Lana had pulled herself up enough to see the carnage in the room, and now she was back on hands and knees and had emptied her stomach into the debris that littered the floor.

He reached down, took her arm and hauled her to her feet, shaking her roughly, trying to break through her shock.

"Lana, come on! The Parelli family is cleaning house, and Wallace was on their list. We've got to get out of here."

Lana shook her head numbly, carefully averting her eyes from the corpse, then she seemed to come alert and realize something with a gasp. She broke away from him and ran toward the door.

"The children! We have to save the children!"

Hysteria and shock still gripped her, and Bolan hardly blamed her.

This sort of thing was his life.

Most men and women are not accustomed to rooms blowing up around them and to seeing bloodied remains of what a blink earlier had been a living, breathing person.

He started after her, reaching the hallway, when a bullet sang past his ear.

He spun, the Beretta in his hand. He spotted a man with a pistol at the other end of the hall. Bolan triggered off two quick shots.

Both hot 9 mm sizzlers zapped into the gunman's chest. The guy flopped backward against a wall.

Bolan was on his way again before the dead man hit the floor.

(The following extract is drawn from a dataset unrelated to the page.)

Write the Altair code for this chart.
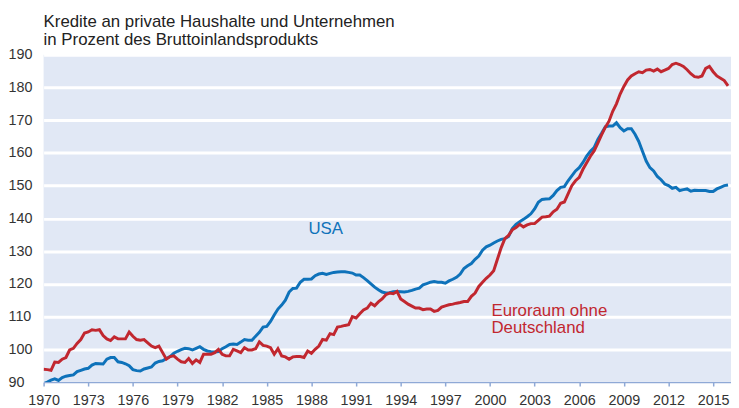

Lana was out of sight now.

The lobby, toward which she had been heading, was buzzing with people, including a few kids in their nightclothes, diving for cover at the sounds of gunfire.

He heard automatic weapons fire from outside. He wheeled and charged out through the door by which he and the woman had entered a few short minutes ago. He burst out into the night.

A few yards from him, someone writhed on the ground in agony.

Bolan ran to the figure, saw it was a man and knelt beside him, occasionally glancing around.

"Where are you hit?" Bolan asked sharply, trying to break through the other man's pain.

The guy wore a stethoscope and white smock: one of the institution's medical staff.

The wounded man looked up at Bolan, clearly surprised to see him. His eyes took in the blacksuit underneath the overcoat and the weapon held ready in Bolan's fist.

"Leave... leave the kids alone, damn you!" he gasped.

"I'm not going to hurt the kids," Bolan assured him firmly. "How bad are you hit?"

The medic was grasping his right leg. There was a spreading red stain on his smock.